• PROVIDED MATERIAL:

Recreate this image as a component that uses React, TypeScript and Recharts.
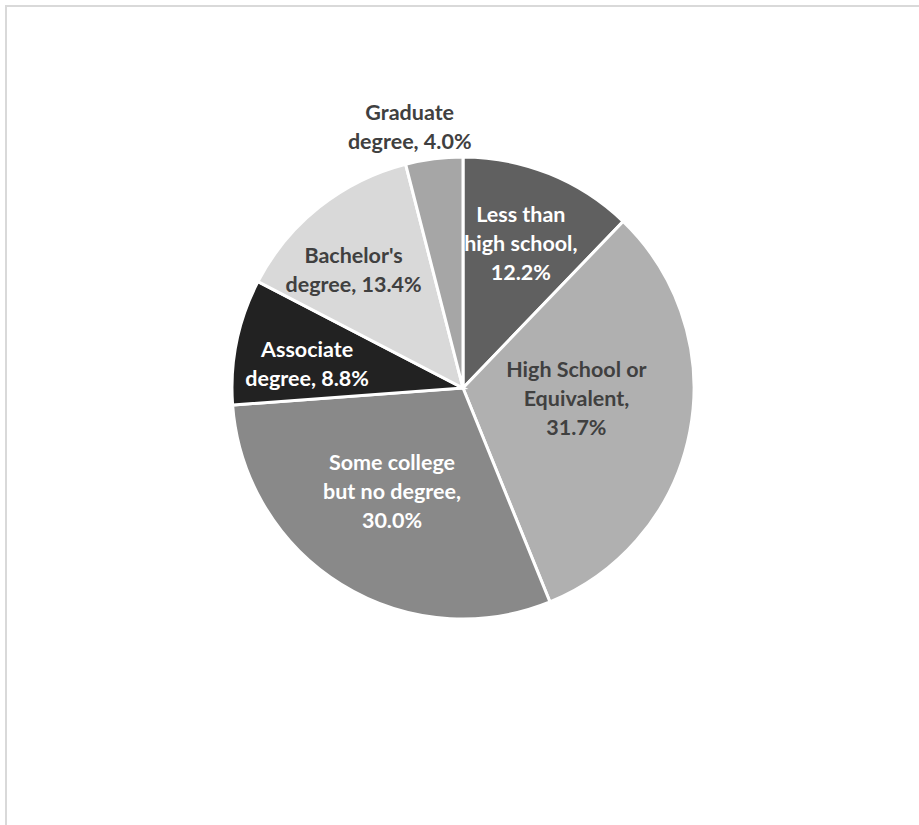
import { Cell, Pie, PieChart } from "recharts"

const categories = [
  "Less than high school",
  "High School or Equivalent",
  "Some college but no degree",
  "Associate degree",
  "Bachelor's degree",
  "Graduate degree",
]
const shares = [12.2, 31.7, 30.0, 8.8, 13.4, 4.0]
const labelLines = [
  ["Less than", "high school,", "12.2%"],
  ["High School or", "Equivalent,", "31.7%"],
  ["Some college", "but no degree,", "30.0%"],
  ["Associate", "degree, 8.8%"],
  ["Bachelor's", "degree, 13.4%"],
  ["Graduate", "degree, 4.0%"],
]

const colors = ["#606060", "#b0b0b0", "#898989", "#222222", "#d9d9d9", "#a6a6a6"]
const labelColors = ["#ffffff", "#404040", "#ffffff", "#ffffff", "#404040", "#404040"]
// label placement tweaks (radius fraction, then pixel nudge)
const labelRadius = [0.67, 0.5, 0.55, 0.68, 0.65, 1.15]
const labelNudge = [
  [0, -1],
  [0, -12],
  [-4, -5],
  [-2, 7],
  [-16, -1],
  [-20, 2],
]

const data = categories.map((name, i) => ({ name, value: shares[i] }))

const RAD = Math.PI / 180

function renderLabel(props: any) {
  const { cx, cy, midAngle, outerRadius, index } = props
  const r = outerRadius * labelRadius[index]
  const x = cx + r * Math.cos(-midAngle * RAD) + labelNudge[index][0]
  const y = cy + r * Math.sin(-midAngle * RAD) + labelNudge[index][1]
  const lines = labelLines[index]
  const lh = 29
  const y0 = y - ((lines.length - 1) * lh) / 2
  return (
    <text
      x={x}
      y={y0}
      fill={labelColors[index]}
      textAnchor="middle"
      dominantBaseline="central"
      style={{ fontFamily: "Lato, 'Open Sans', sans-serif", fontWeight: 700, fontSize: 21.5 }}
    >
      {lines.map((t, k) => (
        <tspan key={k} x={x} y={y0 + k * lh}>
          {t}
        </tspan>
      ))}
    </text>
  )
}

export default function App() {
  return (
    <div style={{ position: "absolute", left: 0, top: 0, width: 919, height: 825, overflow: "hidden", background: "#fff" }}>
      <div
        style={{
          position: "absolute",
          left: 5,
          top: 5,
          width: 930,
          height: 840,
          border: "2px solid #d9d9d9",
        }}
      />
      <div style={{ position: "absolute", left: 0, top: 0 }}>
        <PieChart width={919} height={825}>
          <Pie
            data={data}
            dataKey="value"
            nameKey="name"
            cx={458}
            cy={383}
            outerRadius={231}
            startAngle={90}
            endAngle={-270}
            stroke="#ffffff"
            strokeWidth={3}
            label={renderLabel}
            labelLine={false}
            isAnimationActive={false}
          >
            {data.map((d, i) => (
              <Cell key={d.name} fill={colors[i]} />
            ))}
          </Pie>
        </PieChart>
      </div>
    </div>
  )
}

• DIRECTIONS FOR THIS TASK: Leave out any pictures and return exactly the lines from the beginning of the data through the line with "const RAD = Math.PI / 180", inclusive.

• EXERCISE ANSWER:
Recreate this image as a component that uses React, TypeScript and Recharts.
import { Cell, Pie, PieChart } from "recharts"

const categories = [
  "Less than high school",
  "High School or Equivalent",
  "Some college but no degree",
  "Associate degree",
  "Bachelor's degree",
  "Graduate degree",
]
const shares = [12.2, 31.7, 30.0, 8.8, 13.4, 4.0]
const labelLines = [
  ["Less than", "high school,", "12.2%"],
  ["High School or", "Equivalent,", "31.7%"],
  ["Some college", "but no degree,", "30.0%"],
  ["Associate", "degree, 8.8%"],
  ["Bachelor's", "degree, 13.4%"],
  ["Graduate", "degree, 4.0%"],
]

const colors = ["#606060", "#b0b0b0", "#898989", "#222222", "#d9d9d9", "#a6a6a6"]
const labelColors = ["#ffffff", "#404040", "#ffffff", "#ffffff", "#404040", "#404040"]
// label placement tweaks (radius fraction, then pixel nudge)
const labelRadius = [0.67, 0.5, 0.55, 0.68, 0.65, 1.15]
const labelNudge = [
  [0, -1],
  [0, -12],
  [-4, -5],
  [-2, 7],
  [-16, -1],
  [-20, 2],
]

const data = categories.map((name, i) => ({ name, value: shares[i] }))

const RAD = Math.PI / 180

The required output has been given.